By Julia Romero Peter, Esq.

The Department of Justice approved the use of predictive coding for a review involving over one million documents in the recent proposed merger between Anheuser-Busch InBev and Grupo Modelo.  The DOJ arrived at a settlement with Anheuser-Busch InBev and Grupo Modelo in April 2013.

The DOJ requested documents from Constellation Brands Inc. and Crown Imports LLC. Constellation was the potential buyer of assets to be sold in the transaction. Crown Imports LLC was the joint venture between Modelo and Constellation.  Upon the DOJ’s approval, the companies’ attorneys reviewed the seed set of documents on which the computer trained to identify responsive documents.  They continued their review until they and the DOJ were confident that predictive coding (also known as technology assisted review) would make the correct responsiveness calls on the remaining documents. As a result, Constellation and Crown Imports LLC produced a multitude of thousands of documents to the DOJ.

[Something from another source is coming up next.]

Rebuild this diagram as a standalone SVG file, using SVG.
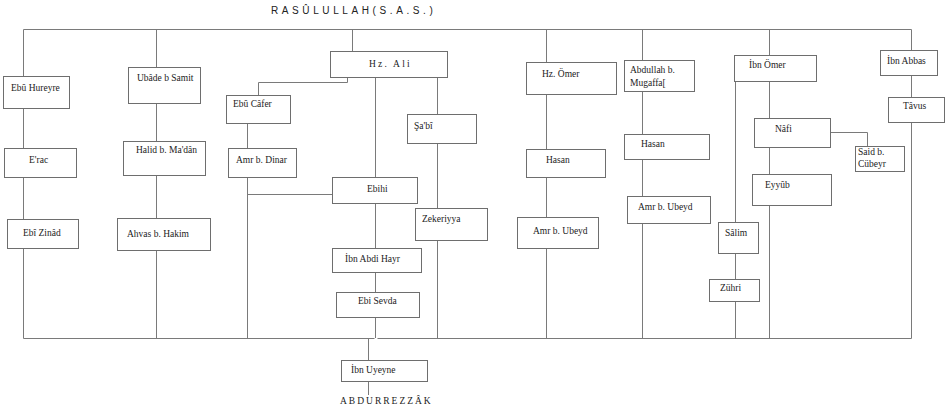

In a Wall Street Journal article, counsel for Constellation and Crown Imports asserted that his clients “spent 50% less than they would have using more traditional methods . . . .  ‘Something that would easily cost three, four, five million dollars, you can do in the range of one to two . . . .’”  Predictive coding also made the review more efficient.

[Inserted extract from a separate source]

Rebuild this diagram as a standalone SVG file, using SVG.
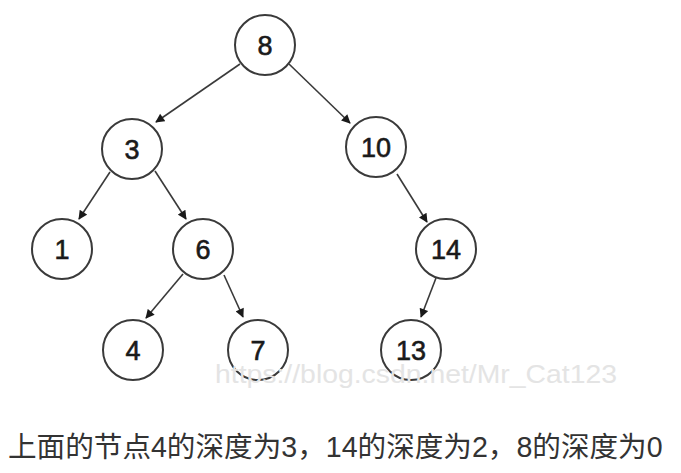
<svg xmlns="http://www.w3.org/2000/svg" width="681" height="473" viewBox="0 0 681 473">
<style>
.n circle{fill:#fff;stroke:#3a3a3a;stroke-width:2}
.n text{font-family:"Liberation Sans",Arial,sans-serif;font-size:27px;fill:#1a1a1a;stroke:#1a1a1a;stroke-width:0.6;text-anchor:middle}
.e line{stroke:#3a3a3a;stroke-width:1.6;marker-end:url(#ah)}
.wm{font-family:"Liberation Sans",Arial,sans-serif;font-size:26px;fill:#e4e4e4}
.cap{font-family:"Liberation Sans","Noto Sans CJK SC",sans-serif;font-size:28.6px;fill:#333}
</style>
<defs>
<marker id="ah" viewBox="0 0 10 10" refX="9" refY="5" markerWidth="10" markerHeight="9" markerUnits="userSpaceOnUse" orient="auto">
<path d="M0,0 L10,5 L0,10 z" fill="#1a1a1a"/>
</marker>
</defs>
<rect width="681" height="473" fill="#fff"/>
<g id="connectors" class="e">
<line x1="240" y1="64" x2="156" y2="122"/>
<line x1="289" y1="64" x2="350" y2="123"/>
<line x1="110" y1="172" x2="79" y2="219"/>
<line x1="155" y1="171" x2="186" y2="219"/>
<line x1="397" y1="174" x2="427" y2="222"/>
<line x1="183" y1="274" x2="146" y2="318"/>
<line x1="224" y1="275" x2="243" y2="317"/>
<line x1="436" y1="278" x2="421" y2="317"/>
</g>
<g id="n8" class="n"><circle cx="265" cy="45" r="30"/><text x="265" y="55">8</text></g>
<g id="n3" class="n"><circle cx="132" cy="149" r="30"/><text x="132" y="159">3</text></g>
<g id="n10" class="n"><circle cx="376" cy="147" r="30"/><text x="376" y="157">10</text></g>
<g id="n1" class="n"><circle cx="62" cy="249" r="30"/><text x="62" y="259">1</text></g>
<g id="n6" class="n"><circle cx="203" cy="249" r="30"/><text x="203" y="259">6</text></g>
<g id="n14" class="n"><circle cx="446" cy="249" r="30"/><text x="446" y="259">14</text></g>
<g id="n4" class="n"><circle cx="133" cy="350" r="30"/><text x="133" y="360">4</text></g>
<g id="n7" class="n"><circle cx="258" cy="350" r="30"/><text x="258" y="360">7</text></g>
<g id="n13" class="n"><circle cx="411" cy="350" r="30"/><text x="411" y="360">13</text></g>
<text class="wm" x="215" y="383" textLength="402" lengthAdjust="spacingAndGlyphs">https://blog.csdn.net/Mr_Cat123</text>
<text class="cap" x="8" y="457">上面的节点4的深度为3，14的深度为2，8的深度为0</text>
</svg>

A spokesperson for the DOJ commented that the “antitrust division ‘has worked with parties who choose to use this new technology in complying with the division’s civil investigative requests.’”  In a February 2013 DOJ antitrust presentation by Renata B. Hesse, Deputy Assistant Attorney General of the Antitrust Division of the DOJ; Ms. Hesse commented that the DOJ has allowed technology assisted review in certain instances “to help streamline [their] process.”  She stated, “When it works well, predictive coding reduces the document review and production burden on parties while still providing the division with the documents it needs to fairly and fully analyze transactions and conduct.”  She cautioned, though, that for “predictive coding to work . . . the division . . . require[s] a high degree of cooperation and transparency about the implementation and structure of the predictive coding process.”